National, News, Sports

Tag Rugby Trust team receives equipment

By Gladys Fred Kole

 

United Nations Populations Fund (UNFPA) handed over sports materials to Tag Rugby Trust South Sudan Female Team.

The weekend donation aims at promoting gender and positive social norms for the girls to achieve their potential.

The Tag Rugby Trust team has both young boys and girls that UNFPA aims to nurture.

Tag Rugby Trust President of South Sudan, Labojjo Ceasor Ronald said the team received a full rugby kit consisting of headgear, boots, rugby balls, attire, skin tights, and socks.

Tag Rugby Trust Team with its main headquarters in England,  also has a segment that takes the kids through hygiene, drugs, gang activities, and sanitary hygiene for girls.

The president said they aim to expand and take the country to an international arena in rugby by first growing the sport at the grass-roots level.

“We have bigger plans for setting up a rugby camp pitch; we have been offered land by a well-wisher, the former governor of defunct Jubek State, Jadala Agustino,” Labojjo stated.

“Rugby is here to stay; it’s a good thing. We need to embrace any form of sports because it is a unifying factor already. The basketball federation has shown us how far sports can take us as a country,” he added.

He urged that any form of sports, as long as it is about building peace and bringing communities together, should be embraced in the country.

For his part, the country representative of UNFPA, Dr. Ademola Olajide, assured his support to especially the girls in sports because of the bias that girls can’t do.

“Rugby is beyond a sport in South Sudan. It promotes discipline, hard work, unity, and the perception among girls that they too can play and expect to bring medals home in the future,” Ademola expressed.

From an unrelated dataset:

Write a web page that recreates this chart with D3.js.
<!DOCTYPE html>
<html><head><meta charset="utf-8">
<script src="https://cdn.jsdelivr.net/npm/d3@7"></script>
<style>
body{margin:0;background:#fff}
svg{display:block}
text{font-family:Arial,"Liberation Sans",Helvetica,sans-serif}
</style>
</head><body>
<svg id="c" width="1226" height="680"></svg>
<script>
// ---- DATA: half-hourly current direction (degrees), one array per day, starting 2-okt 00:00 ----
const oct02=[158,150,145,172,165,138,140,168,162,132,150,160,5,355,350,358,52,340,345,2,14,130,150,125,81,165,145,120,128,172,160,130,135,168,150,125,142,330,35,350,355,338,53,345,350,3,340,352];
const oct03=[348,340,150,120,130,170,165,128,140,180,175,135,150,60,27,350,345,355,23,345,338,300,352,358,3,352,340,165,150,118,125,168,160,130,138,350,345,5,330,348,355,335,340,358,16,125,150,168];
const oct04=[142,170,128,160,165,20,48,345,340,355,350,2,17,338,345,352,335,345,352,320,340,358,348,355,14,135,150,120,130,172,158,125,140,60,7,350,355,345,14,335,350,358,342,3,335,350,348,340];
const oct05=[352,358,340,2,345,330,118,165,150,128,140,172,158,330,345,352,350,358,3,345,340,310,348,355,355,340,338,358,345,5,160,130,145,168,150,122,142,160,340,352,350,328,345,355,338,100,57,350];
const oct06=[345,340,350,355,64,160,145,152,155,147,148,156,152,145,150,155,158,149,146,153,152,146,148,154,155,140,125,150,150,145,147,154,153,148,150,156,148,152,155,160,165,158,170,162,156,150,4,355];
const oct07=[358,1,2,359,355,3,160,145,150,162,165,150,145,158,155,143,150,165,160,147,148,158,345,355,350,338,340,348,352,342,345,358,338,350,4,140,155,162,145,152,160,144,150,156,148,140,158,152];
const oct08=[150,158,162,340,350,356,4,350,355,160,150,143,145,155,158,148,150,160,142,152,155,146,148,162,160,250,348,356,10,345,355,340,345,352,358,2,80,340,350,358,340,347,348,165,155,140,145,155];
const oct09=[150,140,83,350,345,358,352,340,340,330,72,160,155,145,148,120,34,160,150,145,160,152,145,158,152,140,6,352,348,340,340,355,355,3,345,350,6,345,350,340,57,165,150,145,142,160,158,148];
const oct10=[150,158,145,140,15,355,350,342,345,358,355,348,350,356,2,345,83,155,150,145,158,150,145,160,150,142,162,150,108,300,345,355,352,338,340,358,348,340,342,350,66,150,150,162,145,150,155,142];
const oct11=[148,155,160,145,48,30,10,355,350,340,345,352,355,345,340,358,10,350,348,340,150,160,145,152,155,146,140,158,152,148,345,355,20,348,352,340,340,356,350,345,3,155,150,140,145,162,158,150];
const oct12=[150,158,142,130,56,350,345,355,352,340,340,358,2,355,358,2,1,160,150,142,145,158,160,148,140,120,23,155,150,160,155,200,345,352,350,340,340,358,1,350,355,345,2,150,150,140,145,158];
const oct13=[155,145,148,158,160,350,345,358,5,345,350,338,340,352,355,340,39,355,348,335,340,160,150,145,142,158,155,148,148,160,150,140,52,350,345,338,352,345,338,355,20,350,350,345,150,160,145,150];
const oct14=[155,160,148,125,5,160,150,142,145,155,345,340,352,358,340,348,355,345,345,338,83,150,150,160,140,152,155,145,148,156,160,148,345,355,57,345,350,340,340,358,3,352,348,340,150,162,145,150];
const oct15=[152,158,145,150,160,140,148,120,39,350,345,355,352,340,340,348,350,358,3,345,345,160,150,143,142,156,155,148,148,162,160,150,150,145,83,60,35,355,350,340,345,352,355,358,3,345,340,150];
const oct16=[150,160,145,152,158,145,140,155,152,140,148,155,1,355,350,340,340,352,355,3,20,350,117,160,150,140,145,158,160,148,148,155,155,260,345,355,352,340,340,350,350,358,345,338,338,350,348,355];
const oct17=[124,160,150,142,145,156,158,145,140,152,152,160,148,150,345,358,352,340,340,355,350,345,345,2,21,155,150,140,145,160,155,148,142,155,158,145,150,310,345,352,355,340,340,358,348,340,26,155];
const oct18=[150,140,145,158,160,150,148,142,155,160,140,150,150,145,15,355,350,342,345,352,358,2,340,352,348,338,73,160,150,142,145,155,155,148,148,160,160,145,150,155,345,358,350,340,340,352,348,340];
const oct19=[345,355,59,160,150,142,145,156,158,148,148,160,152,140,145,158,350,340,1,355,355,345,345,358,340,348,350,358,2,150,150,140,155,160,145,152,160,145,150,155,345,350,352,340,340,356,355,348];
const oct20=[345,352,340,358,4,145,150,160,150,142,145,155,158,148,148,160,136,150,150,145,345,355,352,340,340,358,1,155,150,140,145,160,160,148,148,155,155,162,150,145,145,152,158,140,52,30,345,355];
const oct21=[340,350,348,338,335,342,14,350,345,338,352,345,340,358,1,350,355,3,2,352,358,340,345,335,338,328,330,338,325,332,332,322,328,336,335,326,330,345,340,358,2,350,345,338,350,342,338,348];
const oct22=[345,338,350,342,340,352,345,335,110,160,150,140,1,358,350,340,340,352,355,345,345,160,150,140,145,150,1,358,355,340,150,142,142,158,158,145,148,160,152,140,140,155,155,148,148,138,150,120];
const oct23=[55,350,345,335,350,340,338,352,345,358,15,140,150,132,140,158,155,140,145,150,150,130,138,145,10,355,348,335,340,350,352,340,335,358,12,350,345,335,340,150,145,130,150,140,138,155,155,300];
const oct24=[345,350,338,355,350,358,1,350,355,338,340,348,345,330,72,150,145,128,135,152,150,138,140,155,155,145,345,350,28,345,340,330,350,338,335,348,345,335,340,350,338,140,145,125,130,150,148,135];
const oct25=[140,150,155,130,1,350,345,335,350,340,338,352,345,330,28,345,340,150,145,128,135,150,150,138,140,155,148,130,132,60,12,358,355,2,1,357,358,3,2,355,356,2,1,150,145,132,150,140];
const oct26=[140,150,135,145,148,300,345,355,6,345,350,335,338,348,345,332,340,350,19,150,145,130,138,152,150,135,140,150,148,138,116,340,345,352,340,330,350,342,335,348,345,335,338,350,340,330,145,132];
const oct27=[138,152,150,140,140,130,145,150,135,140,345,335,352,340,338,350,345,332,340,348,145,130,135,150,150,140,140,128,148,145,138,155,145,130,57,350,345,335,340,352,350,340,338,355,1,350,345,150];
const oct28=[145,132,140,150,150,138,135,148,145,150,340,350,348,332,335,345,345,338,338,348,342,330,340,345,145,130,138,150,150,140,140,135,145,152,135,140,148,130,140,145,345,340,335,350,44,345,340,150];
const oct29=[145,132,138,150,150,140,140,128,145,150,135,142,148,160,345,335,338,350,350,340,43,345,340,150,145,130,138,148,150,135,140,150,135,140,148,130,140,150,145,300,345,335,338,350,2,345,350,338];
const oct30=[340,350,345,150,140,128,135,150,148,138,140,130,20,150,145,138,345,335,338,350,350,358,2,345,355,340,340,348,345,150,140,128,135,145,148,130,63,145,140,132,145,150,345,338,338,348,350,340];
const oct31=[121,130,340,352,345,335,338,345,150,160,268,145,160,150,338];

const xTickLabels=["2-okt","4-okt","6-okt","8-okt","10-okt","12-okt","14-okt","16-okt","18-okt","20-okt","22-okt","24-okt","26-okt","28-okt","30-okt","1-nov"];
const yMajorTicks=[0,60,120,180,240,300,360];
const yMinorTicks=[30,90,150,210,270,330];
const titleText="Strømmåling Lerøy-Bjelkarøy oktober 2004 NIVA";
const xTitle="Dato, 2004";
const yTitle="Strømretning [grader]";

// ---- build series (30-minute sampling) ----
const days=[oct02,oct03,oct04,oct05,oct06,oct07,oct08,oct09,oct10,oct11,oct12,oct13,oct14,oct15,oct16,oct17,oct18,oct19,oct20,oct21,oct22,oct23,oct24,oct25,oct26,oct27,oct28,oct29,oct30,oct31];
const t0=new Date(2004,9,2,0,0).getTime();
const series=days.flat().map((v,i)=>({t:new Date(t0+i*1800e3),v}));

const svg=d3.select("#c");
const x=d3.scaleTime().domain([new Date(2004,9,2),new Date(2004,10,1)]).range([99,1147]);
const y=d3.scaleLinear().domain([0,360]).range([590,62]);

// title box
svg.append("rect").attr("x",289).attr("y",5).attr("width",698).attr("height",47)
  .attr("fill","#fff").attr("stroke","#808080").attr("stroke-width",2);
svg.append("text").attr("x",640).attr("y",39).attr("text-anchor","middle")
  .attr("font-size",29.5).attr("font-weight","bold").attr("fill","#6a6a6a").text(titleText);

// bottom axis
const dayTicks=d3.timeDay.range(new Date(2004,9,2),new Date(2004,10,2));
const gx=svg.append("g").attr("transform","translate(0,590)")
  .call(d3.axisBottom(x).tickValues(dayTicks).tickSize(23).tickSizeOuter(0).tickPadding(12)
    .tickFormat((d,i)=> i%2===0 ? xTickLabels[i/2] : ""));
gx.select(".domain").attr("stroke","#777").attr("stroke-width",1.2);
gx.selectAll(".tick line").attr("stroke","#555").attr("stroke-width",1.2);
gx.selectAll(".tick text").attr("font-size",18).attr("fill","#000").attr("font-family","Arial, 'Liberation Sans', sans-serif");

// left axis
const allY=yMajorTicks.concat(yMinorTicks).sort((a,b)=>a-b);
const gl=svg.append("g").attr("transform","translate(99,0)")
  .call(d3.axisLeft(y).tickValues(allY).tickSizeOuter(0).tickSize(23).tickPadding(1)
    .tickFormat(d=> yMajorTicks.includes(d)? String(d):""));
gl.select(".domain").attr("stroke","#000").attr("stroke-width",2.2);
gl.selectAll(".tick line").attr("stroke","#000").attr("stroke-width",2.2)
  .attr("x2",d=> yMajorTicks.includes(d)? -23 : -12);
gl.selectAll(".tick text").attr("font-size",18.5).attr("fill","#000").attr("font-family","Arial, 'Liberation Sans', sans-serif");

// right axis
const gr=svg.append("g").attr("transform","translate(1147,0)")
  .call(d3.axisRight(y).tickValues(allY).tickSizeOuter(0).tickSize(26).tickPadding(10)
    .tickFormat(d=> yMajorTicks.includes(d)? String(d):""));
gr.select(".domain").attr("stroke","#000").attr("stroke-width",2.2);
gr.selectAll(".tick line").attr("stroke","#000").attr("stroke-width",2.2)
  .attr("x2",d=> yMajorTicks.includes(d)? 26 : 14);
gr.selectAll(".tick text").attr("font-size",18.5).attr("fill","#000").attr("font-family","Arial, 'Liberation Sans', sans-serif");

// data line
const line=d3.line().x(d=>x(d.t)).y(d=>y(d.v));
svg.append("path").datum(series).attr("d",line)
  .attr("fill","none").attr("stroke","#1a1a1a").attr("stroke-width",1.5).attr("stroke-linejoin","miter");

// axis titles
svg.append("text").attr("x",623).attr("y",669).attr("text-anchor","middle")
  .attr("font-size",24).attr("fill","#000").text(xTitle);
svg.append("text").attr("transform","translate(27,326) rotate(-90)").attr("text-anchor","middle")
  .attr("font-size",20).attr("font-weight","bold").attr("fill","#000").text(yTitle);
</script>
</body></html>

“We will continue to leverage the platform of sports to challenge social and gender biases and promote gender equality and women’s empowerment,” he added.

Meanwhile, the Director General of the Ministry of Youth and Sports, Edward Stimo, expressed that he knew rugby as a sport that didn’t have its players, as most of the players live in Kenya.

“I came today and saw young girls and boys playing, and this is a good start from the grassroots so that it can be taken regionally,” he stated. “With the talent that we have here very soon, we shall see ourselves in the international arena playing rugby.”.

“I need you to form an association, not an NGO so that you come and register with the ministry and let us know your activities. Because we don’t know your activities, we want you to come and show us your activities and plans so that we can get involved,” he urged.

Edward further urged UNFPA to continue with the support they always render to the youths in South Sudan, acknowledging their work.

Jurugo Robert, UNFPA’s youth adolescent programme manager, said in a country like South Sudan, sports are so important in peacebuilding; that’s one reason why they support the idea of the sport.

“We support women’s empowerment, especially our young girls; we want them to remain in schools. That’s why we support them so much, and sports will keep these young girls in school longer so that they are able to keep their potential at the end of the day,” Jurugo underscored.

UNFPA has taken up the initiative of empowering girls’ sports; it sponsored the boxing federation by setting up an equipment centre in Jebel, sponsoring starlets in Buluk, and now with the Tag Rugby Trust female team in South Sudan.